Millenarian sects or movements always picture salvation as

(a) collective, in the sense that it is to be enjoyed by the faithful as a collectivity;

(b) terrestrial, in the sense that it is to be realized on this earth and not in some other-worldly heaven;

(c) imminent, in the sense that it is to come both soon and suddenly;

(d) total, in the sense that it is utterly to transform life on earth, so that the new dispensation will be no mere improvement on the present but perfection itself;

(e) miraculous, in the sense that it is to be accomplished by, or with the help of, supernatural agencies.

With the exception of the last, all these features are replicated in modern revolutionary movements. From the French Jacobins in the late eighteenth century through the Bolsheviks and the followers of Mao and Pol Pot in the twentieth century, these revolutionaries believed humankind was fashioning a new world. In ancient times, Gnostics imagined that individual adepts could free themselves from the prison of matter by ascending to another realm of being. Possessed by an even more fantastical vision, modern Gnostics imagine that another realm can be built on Earth.

Eric Voegelin, a leading twentieth-century scholar of Gnosticism, summarized the Gnostic way of thinking in six ideas. First, Gnostics are dissatisfied with their situation in the world; second, they explain their discontent by asserting that the world is inherently malformed; third, they believe salvation from the current order of things is possible; fourth, they assert that this order will have to be transformed in an historical process; fifth, they believe this transformation can be achieved by human effort; and lastly, this change requires deploying a special kind of knowledge, which the Gnostic adept possesses.

The six features that Voegelin identified can be found in modern types of Gnosticism. But he was mistaken in suggesting that Gnosticism has always featured the belief that the order of being can be changed in an historical process. Throughout most of its history, Gnostics have thought of salvation as an escape from history. Even when Gnosticism was blended with apocalyptic myth (as it was in some sects that were active around the time of Jesus) Gnostics did not believe the world could be improved, only destroyed in a cataclysmic end-time conflict. The belief that the world can be transformed in an historical process is found only in modern Gnosticism and was inherited from Christianity.

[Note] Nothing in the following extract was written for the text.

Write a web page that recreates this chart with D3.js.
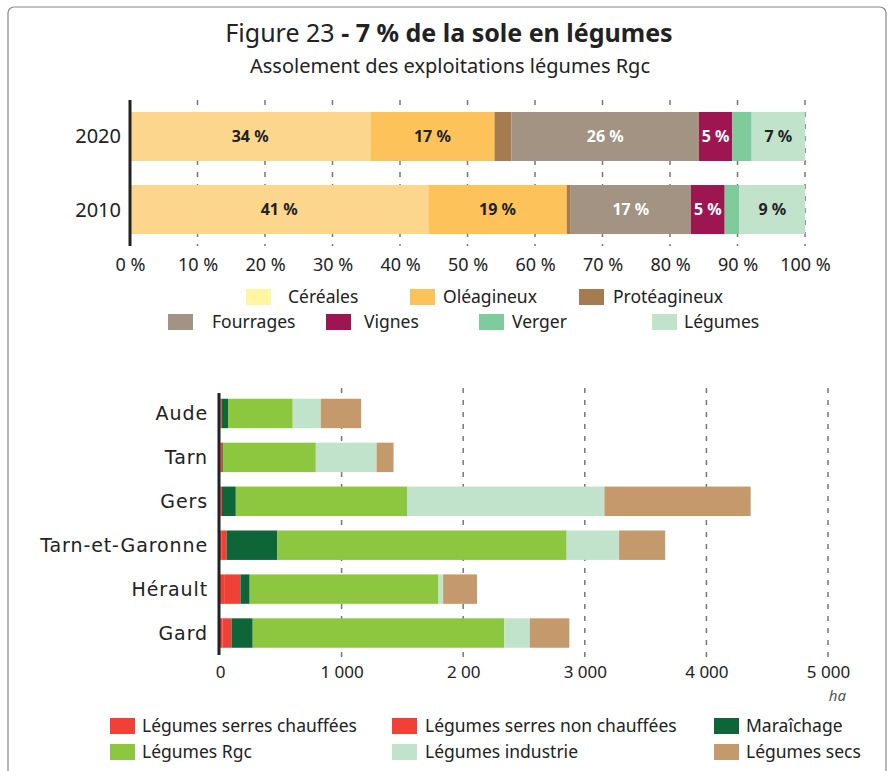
<!DOCTYPE html>
<html>
<head>
<meta charset="utf-8">
<script src="https://cdn.jsdelivr.net/npm/d3@7"></script>
<style>
  body { margin: 0; background: #fff; }
  text { font-family: "Noto Sans", "DejaVu Sans", sans-serif; fill: #222; }
</style>
</head>
<body>
<div id="viz"></div>
<script>

var width = 894;
var height = 771;

// Top chart data (% of surface)
var years = ["2020", "2010"];
var cultures = ["Céréales", "Oléagineux", "Protéagineux", "Fourrages", "Vignes", "Verger", "Légumes"];
var values2020 = [35.6, 18.4, 2.5, 27.8, 4.9, 2.9, 7.9];
var values2010 = [44.2, 20.5, 0.6, 17.8, 5.0, 2.2, 9.7];
var labels2020 = ["34 %", "17 %", "", "26 %", "5 %", "", "7 %"];
var labels2010 = ["41 %", "19 %", "", "17 %", "5 %", "", "9 %"];
var pctTicks = [0, 10, 20, 30, 40, 50, 60, 70, 80, 90, 100];

// Bottom chart data (ha)
var departements = ["Aude", "Tarn", "Gers", "Tarn-et-Garonne", "Hérault", "Gard"];
var types = ["Légumes serres chauffées", "Légumes serres non chauffées", "Maraîchage", "Légumes Rgc", "Légumes industrie", "Légumes secs"];
var serresChauffees = [3, 5, 5, 10, 40, 20];
var serresNonChauffees = [10, 14, 11, 44, 128, 75];
var maraichage = [53, 6, 114, 418, 76, 174];
var legumesRgc = [532, 763, 1408, 2379, 1553, 2070];
var legumesIndustrie = [231, 500, 1623, 431, 38, 208];
var legumesSecs = [332, 139, 1203, 379, 279, 326];
var haTicks = [0, 1000, 2000, 3000, 4000, 5000];
var haTickLabels = ["0", "1 000", "2 00", "3 000", "4 000", "5 000"];

var cultureColors = ["#fdd68e", "#fdc35a", "#a67b50", "#a39382", "#9e1651", "#7fcb9b", "#c1e3cc"];
var cultureLegendColors = ["#fff7a0", "#fdc35a", "#a67b50", "#a39382", "#9e1651", "#7fcb9b", "#c1e3cc"];
var whiteLabel = [false, false, false, true, true, false, false];
var typeColors = ["#ef4136", "#ef4136", "#0e6638", "#8dc63f", "#c1e3cc", "#c49a6c"];

var svg = d3.select("#viz").append("svg")
   .attr("width", width)
   .attr("height", height);

// frame
svg.append("rect")
   .attr("x", 8).attr("y", 7)
   .attr("width", 878).attr("height", 800)
   .attr("rx", 6)
   .attr("fill", "none")
   .attr("stroke", "#888")
   .attr("stroke-width", 1.2);

// Titles //
var title = svg.append("text")
   .attr("x", 449).attr("y", 42)
   .attr("text-anchor", "middle")
   .style("font-size", "25px");
title.append("tspan").text("Figure 23 ");
title.append("tspan").style("font-weight", "bold").text("- 7 % de la sole en légumes");

svg.append("text")
   .attr("x", 450).attr("y", 73)
   .attr("text-anchor", "middle")
   .style("font-size", "20px")
   .text("Assolement des exploitations légumes Rgc");

// Top chart //
var x1 = d3.scaleLinear().domain([0, 100]).range([130, 805]);
var y1 = d3.scaleBand().domain(years).range([100, 246]).paddingInner(0.329).paddingOuter(0.164);

svg.selectAll(".grid1")
   .data(pctTicks.slice(1))
   .enter().append("line")
   .attr("x1", function(d) { return x1(d); })
   .attr("x2", function(d) { return x1(d); })
   .attr("y1", 100).attr("y2", 246)
   .attr("stroke", "#777")
   .attr("stroke-width", 1.5)
   .attr("stroke-dasharray", "5,7");

var topRows = [
   {year: "2020", values: values2020, labels: labels2020},
   {year: "2010", values: values2010, labels: labels2010}
];

topRows.forEach(function(row) {
   var acc = 0;
   var segs = row.values.map(function(v, i) {
      var s = {i: i, x0: acc, x1: acc + v, label: row.labels[i]};
      acc += v;
      return s;
   });
   var g = svg.append("g");
   g.selectAll("rect")
      .data(segs)
      .enter().append("rect")
      .attr("x", function(d) { return x1(d.x0); })
      .attr("width", function(d) { return x1(d.x1) - x1(d.x0); })
      .attr("y", y1(row.year))
      .attr("height", y1.bandwidth())
      .attr("fill", function(d) { return cultureColors[d.i]; });
   g.selectAll("text")
      .data(segs.filter(function(d) { return d.label; }))
      .enter().append("text")
      .attr("x", function(d) { return (x1(d.x0) + x1(d.x1)) / 2; })
      .attr("y", y1(row.year) + y1.bandwidth() / 2)
      .attr("dy", "0.35em")
      .attr("text-anchor", "middle")
      .style("font-size", "16px")
      .style("font-weight", "bold")
      .style("fill", function(d) { return whiteLabel[d.i] ? "#fff" : "#222"; })
      .text(function(d) { return d.label; });
   svg.append("text")
      .attr("x", 121)
      .attr("y", y1(row.year) + y1.bandwidth() / 2)
      .attr("dy", "0.35em")
      .attr("text-anchor", "end")
      .style("font-size", "20px")
      .text(row.year);
});

svg.append("line")
   .attr("x1", 130).attr("x2", 130)
   .attr("y1", 100).attr("y2", 246)
   .attr("stroke", "#222")
   .attr("stroke-width", 3);

var axis1 = svg.append("g")
   .attr("transform", "translate(0,255)")
   .call(d3.axisBottom(x1).tickValues(pctTicks).tickSize(0).tickFormat(function(d) { return d + " %"; }));
axis1.select(".domain").remove();
axis1.selectAll("text")
   .style("font-size", "18px")
   .style("font-family", "'Noto Sans', sans-serif")
   .attr("fill", "#222");

// Top legend //
var legend1 = [
   {i: 0, sx: 246, tx: 288, y: 297},
   {i: 1, sx: 410, tx: 443, y: 297},
   {i: 2, sx: 579, tx: 613, y: 297},
   {i: 3, sx: 168, tx: 212, y: 322},
   {i: 4, sx: 326, tx: 364, y: 322},
   {i: 5, sx: 479, tx: 512, y: 322},
   {i: 6, sx: 652, tx: 684, y: 322}
];
legend1.forEach(function(l) {
   svg.append("rect")
      .attr("x", l.sx).attr("y", l.y - 8)
      .attr("width", 25).attr("height", 16)
      .attr("fill", cultureLegendColors[l.i]);
   svg.append("text")
      .attr("x", l.tx).attr("y", l.y)
      .attr("dy", "0.35em")
      .style("font-size", "17.5px")
      .text(cultures[l.i]);
});

// Bottom chart //
var x2 = d3.scaleLinear().domain([0, 5000]).range([220, 828]);
var y2 = d3.scaleBand().domain(departements).range([391.5, 655]).paddingInner(0.33).paddingOuter(0.165);

svg.selectAll(".grid2")
   .data(haTicks.slice(1))
   .enter().append("line")
   .attr("x1", function(d) { return x2(d); })
   .attr("x2", function(d) { return x2(d); })
   .attr("y1", 388).attr("y2", 657)
   .attr("stroke", "#777")
   .attr("stroke-width", 1.5)
   .attr("stroke-dasharray", "5,7");

var series = [serresChauffees, serresNonChauffees, maraichage, legumesRgc, legumesIndustrie, legumesSecs];

departements.forEach(function(dep, k) {
   var acc = 0;
   var segs = series.map(function(s, i) {
      var seg = {i: i, x0: acc, x1: acc + s[k]};
      acc += s[k];
      return seg;
   });
   svg.append("g").selectAll("rect")
      .data(segs)
      .enter().append("rect")
      .attr("x", function(d) { return x2(d.x0); })
      .attr("width", function(d) { return x2(d.x1) - x2(d.x0); })
      .attr("y", y2(dep))
      .attr("height", y2.bandwidth())
      .attr("fill", function(d) { return typeColors[d.i]; });
   svg.append("text")
      .attr("x", 208)
      .attr("y", y2(dep) + y2.bandwidth() / 2)
      .attr("dy", "0.35em")
      .attr("text-anchor", "end")
      .style("font-size", "19px")
      .style("letter-spacing", "0.9px")
      .style("font-family", "'DejaVu Sans', sans-serif")
      .text(dep);
});

svg.append("line")
   .attr("x1", 219).attr("x2", 219)
   .attr("y1", 393).attr("y2", 655)
   .attr("stroke", "#222")
   .attr("stroke-width", 3);

var axis2 = svg.append("g")
   .attr("transform", "translate(0,663)")
   .call(d3.axisBottom(x2).tickValues(haTicks).tickSize(0).tickFormat(function(d, i) { return haTickLabels[i]; }));
axis2.select(".domain").remove();
axis2.selectAll("text")
   .style("font-size", "17px")
   .style("font-family", "'Noto Sans', sans-serif")
   .attr("fill", "#222");

svg.append("text")
   .attr("x", 846).attr("y", 701)
   .attr("text-anchor", "end")
   .style("font-size", "15px")
   .style("font-style", "italic")
   .style("fill", "#555")
   .text("ha");

// Bottom legend //
var legend2 = [
   {i: 0, sx: 110, tx: 142, y: 726},
   {i: 1, sx: 392, tx: 425, y: 726},
   {i: 2, sx: 714, tx: 746, y: 726},
   {i: 3, sx: 110, tx: 142, y: 752},
   {i: 4, sx: 392, tx: 425, y: 752},
   {i: 5, sx: 714, tx: 746, y: 752}
];
legend2.forEach(function(l) {
   svg.append("rect")
      .attr("x", l.sx).attr("y", l.y - 8)
      .attr("width", 25).attr("height", 16)
      .attr("fill", typeColors[l.i]);
   svg.append("text")
      .attr("x", l.tx).attr("y", l.y)
      .attr("dy", "0.35em")
      .style("font-size", "17.5px")
      .text(types[l.i]);
});

</script>
</body>
</html>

A more accurate summation of Gnostic thinking can be found in the works of the German scholar Hans Jonas. Gnosticism posits a radical discontinuity between humankind and God, Jonas writes:

The deity is absolutely transmundane, its nature alien to that of the universe, which it neither created nor governs and to which it is the complete antithesis: to the divine realm of light, self-contained and remote, the cosmos is opposed as the realm of darkness … the transcendent God himself is hidden from all creatures and is unknowable by natural concepts. Knowledge of him requires supranatural revelation and illumination and even then can hardly be expressed otherwise than in negative terms.

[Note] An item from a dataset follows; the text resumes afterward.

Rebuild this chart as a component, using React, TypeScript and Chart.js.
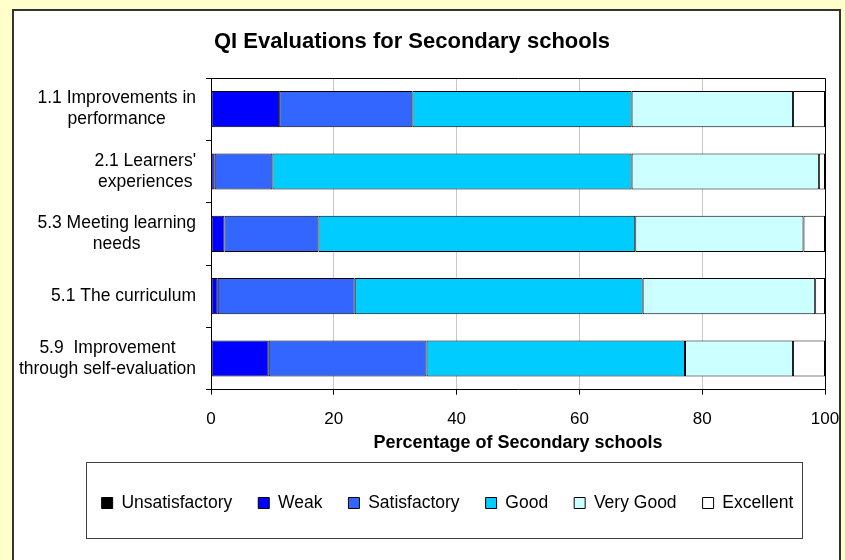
import React, { useEffect, useRef } from 'react';
import { Chart, registerables } from 'chart.js';

Chart.register(...registerables);

const FONT = '"Liberation Sans", Arial, Helvetica, sans-serif';

const chartTitle = 'QI Evaluations for Secondary schools';
const axisTitle = 'Percentage of Secondary schools';

const categories: string[][] = [
  ['1.1 Improvements in', 'performance'],
  ["2.1 Learners'", 'experiences'],
  ['5.3 Meeting learning', 'needs'],
  ['5.1 The curriculum'],
  ['5.9  Improvement', 'through self-evaluation'],
];

const seriesNames = ['Unsatisfactory', 'Weak', 'Satisfactory', 'Good', 'Very Good', 'Excellent'];
const unsatisfactory = [0, 0, 0, 0, 0];
const weak = [11.1, 0.6, 2.2, 1.1, 9.4];
const satisfactory = [21.7, 9.4, 15.3, 22.3, 25.7];
const good = [35.7, 58.5, 51.6, 46.9, 42.1];
const veryGood = [26.3, 30.5, 27.4, 28.1, 17.6];
const excellent = [5.2, 1.0, 3.5, 1.6, 5.2];
const seriesValues = [unsatisfactory, weak, satisfactory, good, veryGood, excellent];
const seriesColors = ['#000000', '#0000FF', '#3366FF', '#00CCFF', '#CCFFFF', '#FFFFFF'];

const xTicks = [0, 20, 40, 60, 80, 100];

const titlePlugin = {
  id: 'customTitle',
  afterDraw(chart: any) {
    const ctx = chart.ctx;
    ctx.save();
    ctx.font = `bold 22px ${FONT}`;
    ctx.fillStyle = '#000';
    ctx.textAlign = 'center';
    ctx.textBaseline = 'middle';
    ctx.fillText(chartTitle, 412, 42);
    ctx.restore();
  },
};

const framePlugin = {
  id: 'plotFrame',
  afterDraw(chart: any) {
    const { ctx, chartArea } = chart;
    ctx.save();
    ctx.strokeStyle = '#000';
    ctx.lineWidth = 1;
    ctx.beginPath();
    ctx.moveTo(chartArea.left, chartArea.top + 0.5);
    ctx.lineTo(chartArea.right + 0.5, chartArea.top + 0.5);
    ctx.lineTo(chartArea.right + 0.5, chartArea.bottom);
    ctx.stroke();
    ctx.restore();
  },
};

const yLabelPlugin = {
  id: 'yLabels',
  afterDraw(chart: any) {
    const { ctx, chartArea } = chart;
    const yScale = chart.scales.y;
    const lineH = 21;
    ctx.save();
    ctx.font = `17.5px ${FONT}`;
    ctx.fillStyle = '#000';
    ctx.textAlign = 'center';
    ctx.textBaseline = 'middle';
    const right = chartArea.left - 15;
    categories.forEach((lines, i) => {
      const cy = yScale.getPixelForTick(i);
      const w = Math.max(...lines.map((l) => ctx.measureText(l).width));
      const cx = right - w / 2;
      lines.forEach((line, j) => {
        const y = cy + (j - (lines.length - 1) / 2) * lineH;
        ctx.fillText(line, cx, y);
      });
    });
    ctx.restore();
  },
};

const legendBoxPlugin = {
  id: 'legendBox',
  afterDraw(chart: any) {
    const legend = chart.legend;
    if (!legend || !legend.legendHitBoxes || !legend.legendHitBoxes.length) return;
    const hb = legend.legendHitBoxes;
    const first = hb[0];
    const last = hb[hb.length - 1];
    const cy = first.top + first.height / 2;
    const left = first.left - 16;
    const right = last.left + last.width + 8;
    const top = cy - 41;
    const bottom = cy + 35;
    const ctx = chart.ctx;
    ctx.save();
    ctx.strokeStyle = '#404040';
    ctx.lineWidth = 1;
    ctx.strokeRect(Math.round(left) + 0.5, Math.round(top) + 0.5, Math.round(right - left), Math.round(bottom - top));
    ctx.restore();
  },
};

export default function App() {
  const canvasRef = useRef<HTMLCanvasElement | null>(null);

  useEffect(() => {
    if (!canvasRef.current) return;
    Chart.defaults.font.family = FONT;
    const chart = new Chart(canvasRef.current, {
      type: 'bar',
      data: {
        labels: categories,
        datasets: seriesNames.map((name, i) => ({
          label: name,
          data: seriesValues[i],
          backgroundColor: seriesColors[i],
          borderColor: '#000000',
          borderWidth: 1,
          borderSkipped: false,
          barPercentage: 0.58,
          categoryPercentage: 1,
        })),
      },
      options: {
        indexAxis: 'y',
        responsive: false,
        animation: false,
        devicePixelRatio: 1,
        layout: { padding: { top: 78, left: 70, right: 20, bottom: 38.25 } },
        scales: {
          x: {
            type: 'linear',
            stacked: true,
            min: 0,
            max: 100,
            afterBuildTicks: (scale: any) => {
              scale.ticks = xTicks.map((v) => ({ value: v }));
            },
            afterFit: (scale: any) => {
              scale.paddingRight = 0;
              scale.paddingLeft = 0;
            },
            grid: { color: '#C8C8C8', lineWidth: 1, tickLength: 5, tickColor: '#000' },
            border: { color: '#000', width: 1 },
            ticks: { font: { size: 17 }, color: '#000', padding: 14.3, maxRotation: 0 },
            title: {
              display: true,
              text: axisTitle,
              color: '#000',
              font: { size: 18, weight: 'bold' },
              padding: { top: -11.5, bottom: 14.45 },
            },
          },
          y: {
            type: 'category',
            stacked: true,
            offset: true,
            afterFit: (scale: any) => {
              scale.width = 141;
            },
            grid: { drawOnChartArea: false, offset: true, tickLength: 5, tickColor: '#000', color: '#000' },
            border: { color: '#000', width: 1 },
            ticks: { display: false },
          },
        },
        plugins: {
          title: { display: false },
          tooltip: { enabled: false },
          legend: {
            display: true,
            position: 'bottom',
            labels: {
              boxWidth: 11,
              boxHeight: 11,
              padding: 26,
              color: '#000',
              font: { size: 17.5 },
            },
          },
        },
      },
      plugins: [titlePlugin, framePlugin, yLabelPlugin, legendBoxPlugin],
    } as any);
    return () => chart.destroy();
  }, []);

  return (
    <div style={{ position: 'fixed', left: 0, top: 0, width: 845, height: 560, background: '#FFFFCC', overflow: 'hidden' }}>
      <div
        style={{
          position: 'absolute',
          left: 12,
          top: 9,
          width: 829,
          height: 600,
          boxSizing: 'border-box',
          background: '#FFFFFF',
          border: '2px solid #333333',
        }}
      />
      <canvas ref={canvasRef} width={845} height={560} style={{ position: 'absolute', left: 0, top: 0 }} />
    </div>
  );
}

Gnostic cosmology is dark and paranoid: ‘The universe … is like a vast prison whose inmost dungeon is the Earth, the scene of man’s life. Around and above it the cosmic spheres are ranged like concentric enclosing shells.’ The human soul is ‘benumbed, asleep or intoxicated by the poison of the world: in brief, it is “ignorant”.’ Salvation means leaving the world: ‘The goal of gnostic striving is the release of the “inner man” from the bonds of the world and his return to his native realm of light … Equipped with gnosis, the soul after death travels upwards … reaches the God beyond the world and becomes reunited with the divine substance.’ Complete liberation comes only after death.

The belief that the human world could be remade on a better plan is found nowhere among the ancient Gnostics. Why Voegelin insisted on identifying Gnosticism with this idea is not clear. Perhaps he wanted to believe that the west is innocent of the monstrous political religions of modern times. But Gnosticism is hardly alien to western traditions. Interacting with Christian millenarian myths, Gnosticism created the secular religions that fashioned the modern world.